I note that Teoh's case has been referred to in some 250 cases. There are 37 known cases involving serious crime, and the use of this case to deny deportations is now common practice. In the field of signing international instruments, the ongoing future signing of treaties, conventions and protocols requires the flexibility to accommodate Australia's obligations without comprising our sovereignty or becoming a slave to international community expectations. I am particularly perturbed by the recent trends of the infringements in our international borders. Abuse of our international obligations in FOR protection of refugees comes immediately to mind. Our ratified treaties in the relevant refugee convention and protocol have made Australia an open door for syndicated criminal activity in people-trafficking by boat or plane into Australia.

Australia has a strong and proud history of honouring our international obligations when we sign treaties. To put it bluntly, we keep our word when we sign up on the dotted line. We do not, as a number of other countries do, sign treaties to gain some world trade or other financial advantage and then systematically ignore our obligations to ratify those treaties in our domestic law or otherwise simply ignore them. This practice is particularly the case in countries which have poor human rights records. If you peruse the list of signatures from those countries that sign such instruments, you would be shocked to see which countries are signatories to the relevant human rights international instruments. They sign and they simply ignore, violate or otherwise detach themselves from any responsibility. They do as they like when they like. They are immune to repeated international outcry. They hold international law in contempt either because they hold culturally relativist perspectives—that is, rules for some but not for others—or for religious or ideological reasons they refuse to recognise public international law at all.

Australia is not one of those countries. We have seen in recent times the abuse of syndicated criminal activities designed to prostitute and abuse with utter contempt our bona fide obligations under public international law. Further, the world at large knows that Australia will live up to its reputation as a reliable and honourable country through ratification of those international instruments which it agrees to sign. We do not sign something and then deny our responsibilities. However, it is essential that a clear message be sent to both the Australian and international communities as to what expectations may arise from our act of signing a treaty.

We have seen our honour abused beyond endurance in recent times, with our obligations under the refugee protocol and convention being violated with utter contempt. So now we are compelled to be probative, clear and unambiguous in this bill which, when proclaimed as an act of parliament, will clearly spell out the standing of the instrument until ratified in domestic law. In this way Australia maintains a delicate balance between administrative or procedural fairness and, in particular, legitimate expectations without compromising our sovereignty.

We have been treated with contempt for too long. There are others outside our democracy who see our side playing fairly and they continue to resort to underhand gutter tactics in the deliberate abuse of our democratic processes, laughing as they may at our maintenance of democratic institutions such as the natural law and the rule of law until we are goaded into a direct conflict.
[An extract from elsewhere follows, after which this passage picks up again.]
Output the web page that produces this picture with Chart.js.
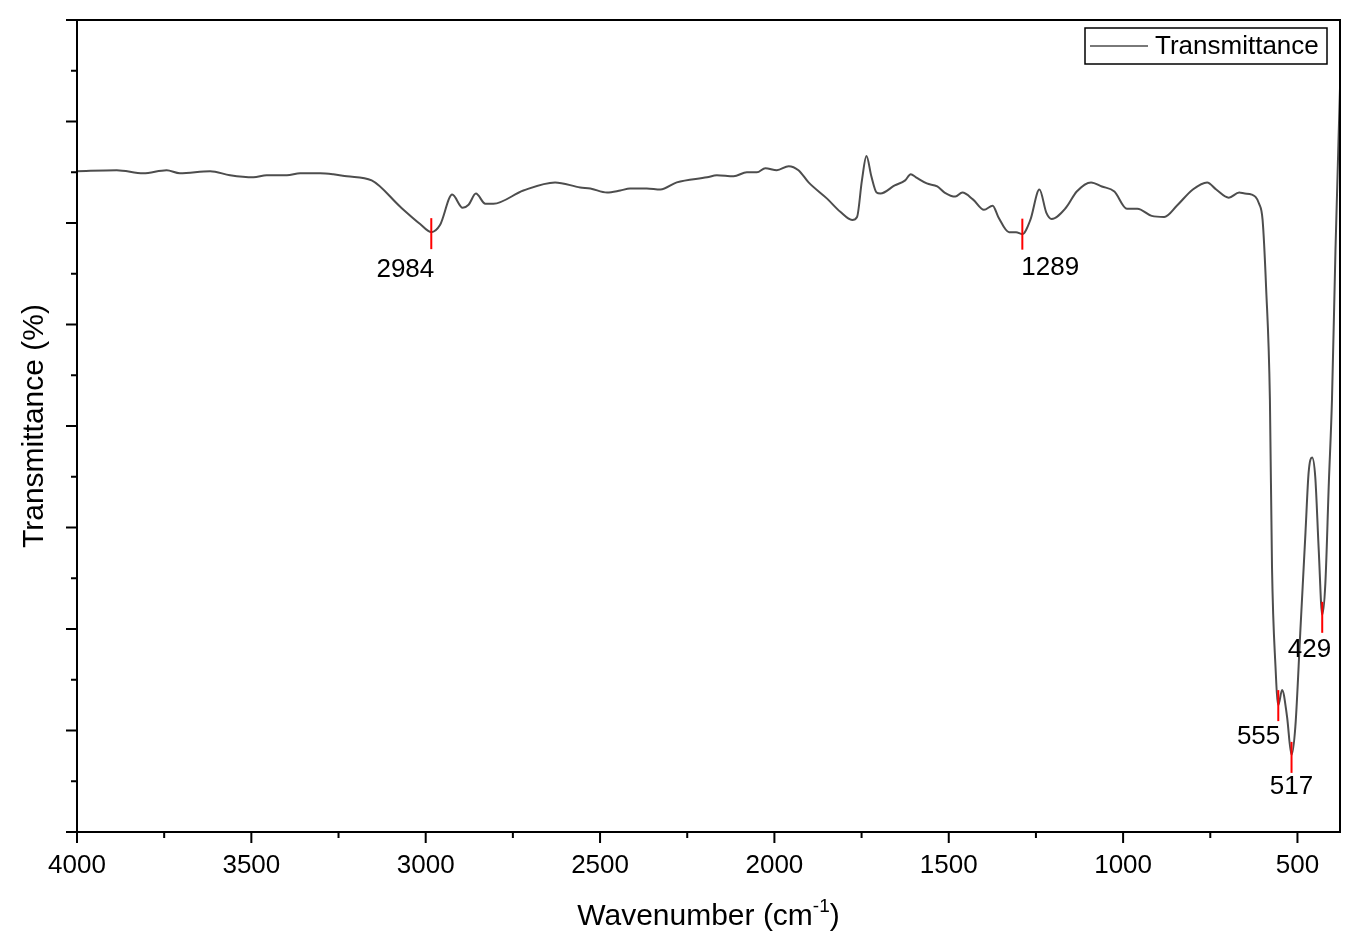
<!DOCTYPE html>
<html lang="en">
<head>
<meta charset="UTF-8">
<title>FTIR Transmittance</title>
<script src="https://cdn.jsdelivr.net/npm/chart.js"></script>
<style>
  body { margin: 0; background: #fff; }
  #wrap { width: 1360px; height: 950px; }
</style>
</head>
<body>
<div id="wrap"><canvas id="myChart"></canvas></div>
<script>
// spectrum (wavenumber in cm-1, transmittance in arbitrary %)
const wavenumbers = [4000, 3886, 3810, 3743, 3705, 3618, 3561, 3494, 3456, 3398, 3360, 3303, 3265, 3226, 3155, 3073, 3016, 2984, 2959, 2924,
  2894, 2877, 2856, 2829, 2806, 2720, 2629, 2557, 2528, 2480, 2442, 2414, 2366, 2327, 2280, 2193, 2165, 2117, 2079, 2050,
  2026, 1993, 1959, 1931, 1902, 1849, 1811, 1777, 1763, 1749, 1736, 1722, 1707, 1696, 1655, 1625, 1609, 1594, 1563, 1533,
  1512, 1481, 1461, 1430, 1399, 1374, 1358, 1327, 1307, 1289, 1266, 1240, 1220, 1205, 1164, 1133, 1092, 1061, 1025, 989,
  959, 918, 882, 846, 800, 759, 733, 697, 667, 651, 631, 610, 600, 590, 579, 573, 563, 555, 544, 530,
  517, 506, 492, 477, 468, 458, 449, 439, 429, 420, 410, 401, 391, 378];
const transmittance = [85.1, 85.2, 84.9, 85.2, 84.9, 85.1, 84.7, 84.5, 84.7, 84.7, 84.9, 84.9, 84.8, 84.6, 84.2, 81.6, 79.9, 79.1, 79.8, 82.8,
  81.5, 81.8, 82.9, 81.9, 81.9, 83.2, 84.0, 83.5, 83.4, 83.0, 83.2, 83.4, 83.4, 83.3, 84.0, 84.5, 84.7, 84.6, 85.0, 85.0,
  85.4, 85.2, 85.6, 85.2, 84.0, 82.4, 81.1, 80.3, 80.6, 84.2, 86.6, 84.6, 83.0, 82.9, 83.7, 84.2, 84.8, 84.5, 83.9, 83.6,
  83.0, 82.6, 83.0, 82.3, 81.3, 81.7, 80.6, 79.1, 79.1, 78.9, 80.3, 83.3, 81.0, 80.4, 81.5, 83.1, 84.0, 83.6, 83.1, 81.4,
  81.4, 80.7, 80.6, 81.7, 83.3, 84.0, 83.3, 82.5, 83.0, 82.9, 82.8, 81.9, 80.3, 73.7, 62.6, 46.1, 36.3, 32.5, 34.0, 31.4,
  27.6, 30.4, 39.6, 49.5, 55.4, 56.9, 55.0, 47.8, 41.4, 44.5, 54.4, 62.6, 77.3, 93.3];

const peakWavenumbers = [2984, 1289, 555, 517, 429];
const peakValues = [79.0, 78.95, 32.5, 27.4, 41.2];

const xTickValues = [4000, 3500, 3000, 2500, 2000, 1500, 1000, 500];
const yTickValues = [20, 30, 40, 50, 60, 70, 80, 90, 100];

const FONT = '"Liberation Sans", Arial, sans-serif';

// box frame with outward major + minor ticks
const frame = {
  id: 'frame',
  afterDatasetsDraw(chart) {
    const { ctx, chartArea: a, scales: { x, y } } = chart;
    ctx.save();
    ctx.strokeStyle = '#000';
    ctx.lineWidth = 2;
    ctx.strokeRect(a.left, a.top, a.right - a.left, a.bottom - a.top);
    ctx.beginPath();
    xTickValues.forEach((v, i) => {
      const px = x.getPixelForValue(v);
      ctx.moveTo(px, a.bottom); ctx.lineTo(px, a.bottom + 11);
      if (i < xTickValues.length - 1) {
        const m = x.getPixelForValue((v + xTickValues[i + 1]) / 2);
        ctx.moveTo(m, a.bottom); ctx.lineTo(m, a.bottom + 6);
      }
    });
    yTickValues.forEach((v, i) => {
      const py = y.getPixelForValue(v);
      ctx.moveTo(a.left, py); ctx.lineTo(a.left - 11, py);
      if (i < yTickValues.length - 1) {
        const m = y.getPixelForValue((v + yTickValues[i + 1]) / 2);
        ctx.moveTo(a.left, m); ctx.lineTo(a.left - 6, m);
      }
    });
    ctx.stroke();
    ctx.restore();
  }
};

// red peak markers with their wavenumber labels
const peaks = {
  id: 'peaks',
  afterDatasetsDraw(chart, args, opts) {
    const { ctx, scales: { x, y } } = chart;
    ctx.save();
    ctx.font = '26px ' + FONT;
    ctx.textBaseline = 'middle';
    peakWavenumbers.forEach((w, i) => {
      const px = x.getPixelForValue(w);
      const py = y.getPixelForValue(peakValues[i]);
      ctx.strokeStyle = '#ff0000';
      ctx.lineWidth = 2;
      ctx.beginPath();
      ctx.moveTo(px, py - 15);
      ctx.lineTo(px, py + 16);
      ctx.stroke();
      const lab = opts.labels[i];
      ctx.fillStyle = '#000';
      ctx.textAlign = lab.align;
      ctx.fillText(String(w), px + lab.dx, py + lab.dy);
    });
    ctx.restore();
  }
};

// boxed legend in the top-right corner and axis titles
const decor = {
  id: 'decor',
  afterDraw(chart) {
    const { ctx, chartArea: a } = chart;
    ctx.save();
    // legend
    const bx = a.right - 255, by = a.top + 8, bw = 242, bh = 36;
    ctx.strokeStyle = '#000';
    ctx.lineWidth = 1.5;
    ctx.strokeRect(bx, by, bw, bh);
    ctx.strokeStyle = '#4d4d4d';
    ctx.lineWidth = 1.5;
    ctx.beginPath();
    ctx.moveTo(bx + 5, by + bh / 2);
    ctx.lineTo(bx + 63, by + bh / 2);
    ctx.stroke();
    ctx.fillStyle = '#000';
    ctx.font = '26px ' + FONT;
    ctx.textAlign = 'left';
    ctx.textBaseline = 'middle';
    ctx.fillText(chart.data.datasets[0].label, bx + 70, by + bh / 2 + 1);

    // x title with superscript
    ctx.font = '30px ' + FONT;
    const t1 = 'Wavenumber (cm', t2 = '-1', t3 = ')';
    const w1 = ctx.measureText(t1).width, w3 = ctx.measureText(t3).width;
    ctx.font = '19px ' + FONT;
    const w2 = ctx.measureText(t2).width;
    const cx = (a.left + a.right) / 2;
    const sx = cx - (w1 + w2 + w3) / 2;
    const base = 925;
    ctx.textBaseline = 'alphabetic';
    ctx.font = '30px ' + FONT;
    ctx.fillText(t1, sx, base);
    ctx.font = '19px ' + FONT;
    ctx.fillText(t2, sx + w1, base - 13);
    ctx.font = '30px ' + FONT;
    ctx.fillText(t3, sx + w1 + w2, base);

    // y title
    ctx.translate(35, (a.top + a.bottom) / 2);
    ctx.rotate(-Math.PI / 2);
    ctx.textAlign = 'center';
    ctx.textBaseline = 'middle';
    ctx.fillText('Transmittance (%)', 0, 0);
    ctx.restore();
  }
};

const data = {
  datasets: [{
    label: 'Transmittance',
    data: wavenumbers.map((w, i) => ({ x: w, y: transmittance[i] })),
    borderColor: '#4d4d4d',
    borderWidth: 2,
    pointRadius: 0,
    cubicInterpolationMode: 'monotone',
    fill: false
  }]
};

const config = {
  type: 'line',
  data: data,
  options: {
    responsive: true,
    maintainAspectRatio: false,
    animation: false,
    layout: { padding: { top: 20, right: 20, left: 0, bottom: 0 } },
    plugins: {
      legend: { display: false },
      tooltip: { enabled: false },
      peaks: {
        labels: [
          { align: 'right', dx: 3, dy: 37 },
          { align: 'left', dx: -1, dy: 34 },
          { align: 'right', dx: 2, dy: 32 },
          { align: 'center', dx: 0, dy: 30 },
          { align: 'right', dx: 9, dy: 33 }
        ]
      }
    },
    scales: {
      x: {
        type: 'linear',
        reverse: true,
        min: 378,
        max: 4000,
        afterBuildTicks: s => { s.ticks = xTickValues.map(v => ({ value: v })); },
        afterFit: s => { s.height = 118; },
        grid: { display: false },
        border: { display: false },
        ticks: {
          autoSkip: false,
          maxRotation: 0,
          padding: 10,
          color: '#000',
          font: { family: FONT, size: 26 },
          callback: v => String(v)
        }
      },
      y: {
        min: 20,
        max: 100,
        afterBuildTicks: s => { s.ticks = yTickValues.map(v => ({ value: v })); },
        afterFit: s => { s.width = 77; },
        grid: { display: false },
        border: { display: false },
        ticks: { display: false }
      }
    }
  },
  plugins: [frame, peaks, decor]
};

var myChart = new Chart(document.getElementById('myChart'), config);
</script>
</body>
</html>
Australia is not one to be goaded in such a way. Therefore, the proper remedy is the bill we have before the House this morning. In this bill we are able to maintain that delicate balance between faithfully honouring our international obligations without trammelling our sovereignty and allowing anyone who would seek to abuse our democratic processes to derive some unfair advantage over another person or against Australia itself.
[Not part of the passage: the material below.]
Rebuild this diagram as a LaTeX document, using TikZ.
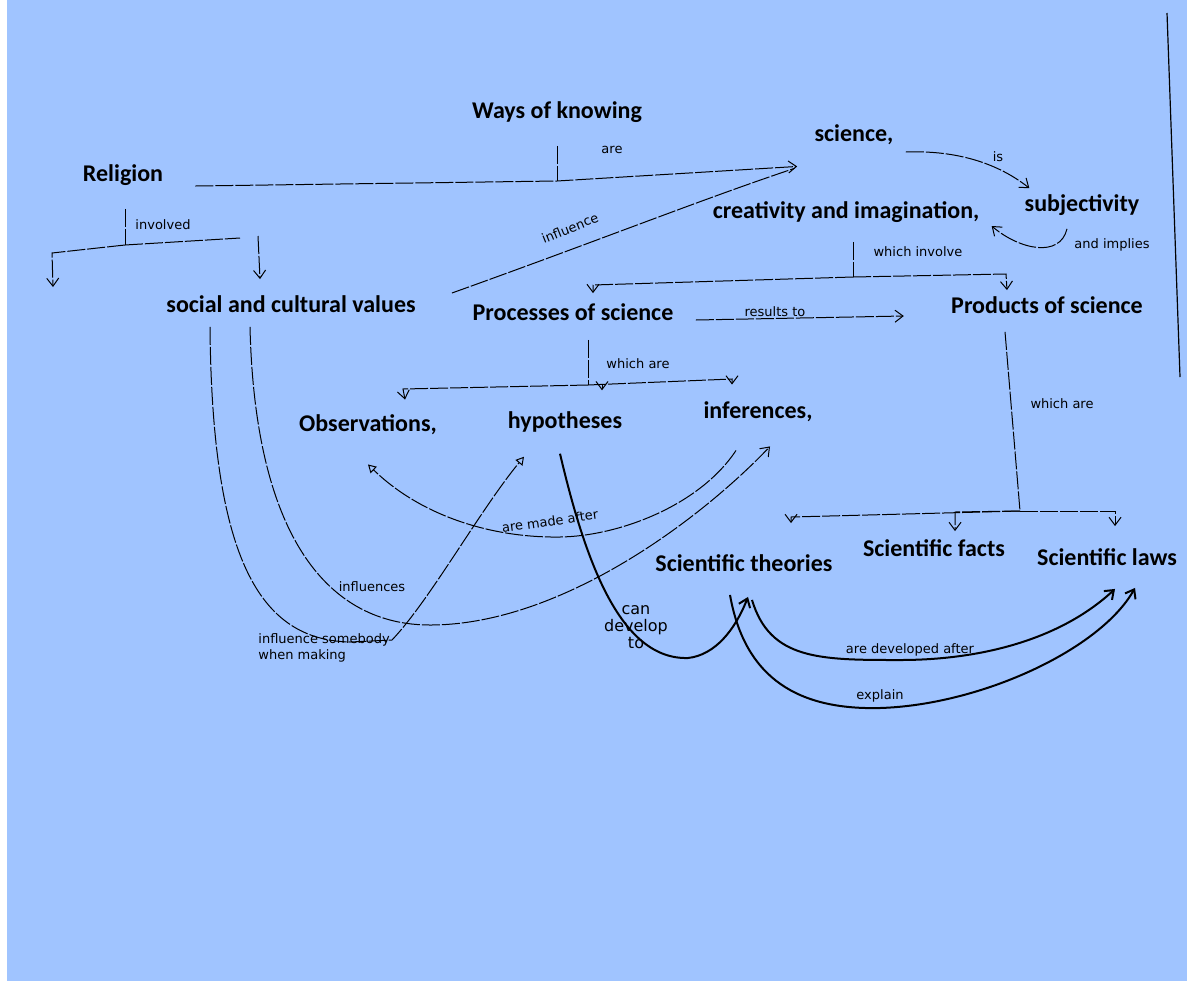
\documentclass[tikz,border=0pt]{standalone}
\usepackage{fontspec}
\setmainfont{Carlito}
\newfontfamily\handfont{DejaVu Sans}
\usepackage{tikz}
\usetikzlibrary{arrows.meta,calc}
\definecolor{scanblue}{RGB}{160,196,255}

\begin{document}
\begin{tikzpicture}[x=0.5pt,y=-0.5pt,
    concept/.style={font=\bfseries\fontsize{12}{14}\selectfont,inner sep=1pt},
    hand/.style={font=\handfont\fontsize{6.5}{8}\selectfont,inner sep=1pt},
    pen/.style={line width=0.5pt,dash pattern=on 9pt off 1pt},
    ink/.style={line width=1pt},
    barb/.style={-{Straight Barb[length=4pt,width=6pt]}},
    tri/.style={-{Triangle[open,length=4pt,width=4.5pt]}}]
    \useasboundingbox (0,0) rectangle (1187,980);
    \fill[scanblue] (-5,-5) rectangle (1195,990);
    \fill[white] (-5,-5) rectangle (7,990);
    \draw[line width=0.6pt] (1167,13) -- (1180,377);

    % concepts
    \node[concept] (ways) at (557,112) {Ways of knowing};
    \node[concept] (science) at (854,135) {science,};
    \node[concept] (religion) at (123,175) {Religion};
    \node[concept] (creat) at (846,212) {creativity and imagination,};
    \node[concept] (subj) at (1082,205) {subjectivity};
    \node[concept] (social) at (291,304) {social and cultural values};
    \node[concept] (proc) at (573,312) {Processes of science};
    \node[concept] (prod) at (1047,305) {Products of science};
    \node[concept] (obs) at (368,425) {Observations,};
    \node[concept] (hyp) at (565,422) {hypotheses};
    \node[concept] (inf) at (758,412) {inferences,};
    \node[concept] (theo) at (744,563) {Scientific theories};
    \node[concept] (facts) at (934,548) {Scientific facts};
    \node[concept] (laws) at (1107,557) {Scientific laws};

    % junctions
    \coordinate (j1) at (557,181);
    \coordinate (j2) at (125,245);
    \coordinate (j5) at (853,277);
    \coordinate (j8) at (588,385);
    \coordinate (j9) at (1020,511);
    \coordinate (lost) at (53,287);

    % Religion, Ways of knowing, science
    \draw[pen] ($(ways.south)+(0,21)$) -- (j1);
    \draw[pen,barb] ($(religion.east)+(30,11)$) -- (j1) -- ($(science.south west)+(-15,19)$);
    \node[hand] at (612,150) {are};
    \draw[pen] ($(religion.south)+(2,21)$) -- (j2);
    \draw[pen,barb] (j2) -- (240,238) (258,236) -- ($(social.north)+(-31,-14)$);
    \draw[pen,barb] (j2) -- (52,253) -- (lost);
    \node[hand] at (163,225) {involved};
    \draw[pen] ($(social.east)+(34,-11)$) .. controls (600,240) and (700,200) .. ($(science.south west)+(-18,21)$);
    \node[hand,rotate=22] at (570,228) {influence};

    % science, subjectivity, creativity
    \draw[pen,barb] ($(science.east)+(10,17)$) .. controls (960,150) and (1000,165) .. ($(subj.north west)+(7,-4)$);
    \node[hand] at (998,157) {is};
    \draw[pen,barb] ($(subj.south)+(-15,11)$) .. controls (1060,258) and (1020,250) .. ($(creat.east)+(10,14)$);
    \node[hand] at (1112,245) {and implies};
    \draw[pen] ($(creat.south)+(7,17)$) -- (j5);
    \draw[pen,barb] (j5) -- (593,285) -- ($(proc.north)+(20,-8)$);
    \draw[pen,barb] (j5) -- (1006,274) -- ($(prod.north)+(-40,-4)$);
    \node[hand] at (918,252) {which involve};

    % processes
    \draw[pen,barb] ($(proc.east)+(20,8)$) -- ($(prod.west)+(-45,11)$);
    \node[hand,anchor=south] at (775,319) {results to};
    \draw[pen] ($(proc.south)+(15,17)$) -- (j8);
    \draw[pen,barb] (j8) -- (403,389) -- ($(obs.north)+(37,-13)$);
    \draw[pen,barb] (j8) -- (732,379) -- ($(inf.north)+(-26,-15)$);
    \draw[pen,barb] ($(j8)+(14,-1)$) -- ($(hyp.north)+(37,-19)$);
    \node[hand] at (638,364) {which are};

    % products
    \draw[pen] ($(prod.south)+(-42,16)$) -- (j9);
    \draw[pen,barb] (j9) -- (791,517) -- ($(theo.north)+(47,-29)$);
    \draw[pen,barb] (j9) -- (955,512) -- ($(facts.north)+(21,-6)$);
    \draw[pen,barb] (j9) -- (1115,511) -- ($(laws.north)+(8,-20)$);
    \node[hand] at (1062,404) {which are};

    % social and cultural values
    \draw[pen,tri] (social.south) ++(-81,12)
        .. controls (212,560) and (260,640) .. (350,642) -- (392,640)
        .. controls (430,600) and (480,510) .. ($(hyp.south)+(-41,22)$);
    \node[hand,align=left,anchor=north west] at (256,631) {influence somebody\\when making};
    \draw[pen,barb] (social.south) ++(-41,12)
        .. controls (255,540) and (330,625) .. (430,625)
        .. controls (560,625) and (700,520) .. ($(inf.south)+(12,22)$);
    \node[hand] at (372,587) {influences};

    % observations and inferences
    \draw[pen,tri] ($(inf.south)+(-22,26)$) .. controls (700,505) and (620,536) .. (560,537)
        .. controls (490,538) and (420,515) .. ($(obs.south)+(0,27)$);
    \node[hand,rotate=8] at (550,521) {are made after};

    % theories and laws
    \draw[ink,barb] ($(hyp.south)+(-5,19)$) .. controls (585,560) and (620,660) .. (688,658)
        .. controls (715,655) and (735,630) .. ($(theo.south)+(4,23)$);
    \node[hand,align=center,font=\handfont\fontsize{8}{8.5}\selectfont] at (636,627) {can\\develop\\to};
    \draw[ink,barb] ($(theo.south)+(8,26)$) .. controls (770,660) and (820,660) .. (900,660)
        .. controls (980,660) and (1060,640) .. ($(laws.south)+(8,21)$);
    \node[hand,anchor=south] at (910,659) {are developed after};
    \draw[ink,barb] ($(theo.south)+(-14,21)$) .. controls (745,680) and (800,710) .. (880,708)
        .. controls (980,705) and (1100,650) .. ($(laws.south)+(28,20)$);
    \node[hand,anchor=south] at (880,705) {explain};
\end{tikzpicture}
\end{document}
When one considers the amount of drug trafficking that is undertaken across Australia's borders, it is clear that every possible effort must be made to minimise, and if possible eliminate, at least the legal impediments to fighting this war. It may be said that the elimination of drugs is not fully achievable, but every government in this world has a duty—indeed an obligation—to eradicate drugs and to never cease the fight against drugs. Powers to deport are sadly compromised at the present time because of our existing administrative law. This must stop, and it will stop with this bill.

Finally, I raise a number of smaller administrative matters. In regard to a number of amendments which have been tabled by the shadow Attorney-General, the Hon. Robert McClelland, and referred to a moment ago by the member for Curtin, I would hope that these amendments are supported by both sides of the House. I call upon the government to reinstate the education campaign, established by the previous Labor government, designed to ensure compliance with Australia's international legal obligations by decision makers. This bill ensures that Australia does not become a lackey to one-world government aspirations or accommodate backdoor legislation through the international instrument process.

When one considers the procedure and protocol for ratification of international instruments, it is little wonder that this bill is necessary. There are practically no rights of review or challenge to the official process of ratification of international instruments. International instruments may be signed almost at the whim of the executive government of the day without public mandate and without community consultation. The first point at which the community holds any real sway is when the government of the day attempts to ratify a bill which is consistent with the government's obligations under the treaty to pass domestic legislation.

It is for this reason that the bill has been drafted and is before us today. It is an open question whether a treaty so signed raises a legitimate expectation that the spirit of the treaty will be ratified in domestic legislation. To date, the bill focuses on the negative impact of a treaty which the public does not wish to see ratified by backdoor means to hold a status equivalent to a statute, as I referred to earlier. However, there may be circumstances in which the public may want a conventional protocol ratified, yet the government fails to do so. Some good examples of that are biodiversity, environmental and ecological conventions. Notwithstanding Australia's multiple signing of major international instruments of this kind, Australia has not had a good history of ratifying such instruments in domestic law. This has caused considerable frustration amongst those seeking to rely on such instruments to further their cause of environmental protection. Finally, I look forward to the operation of this new legislation, together with a responsible approach by all parties of this House to ratify treaties when our will has been exercised in agreeing to be a party to such treaties.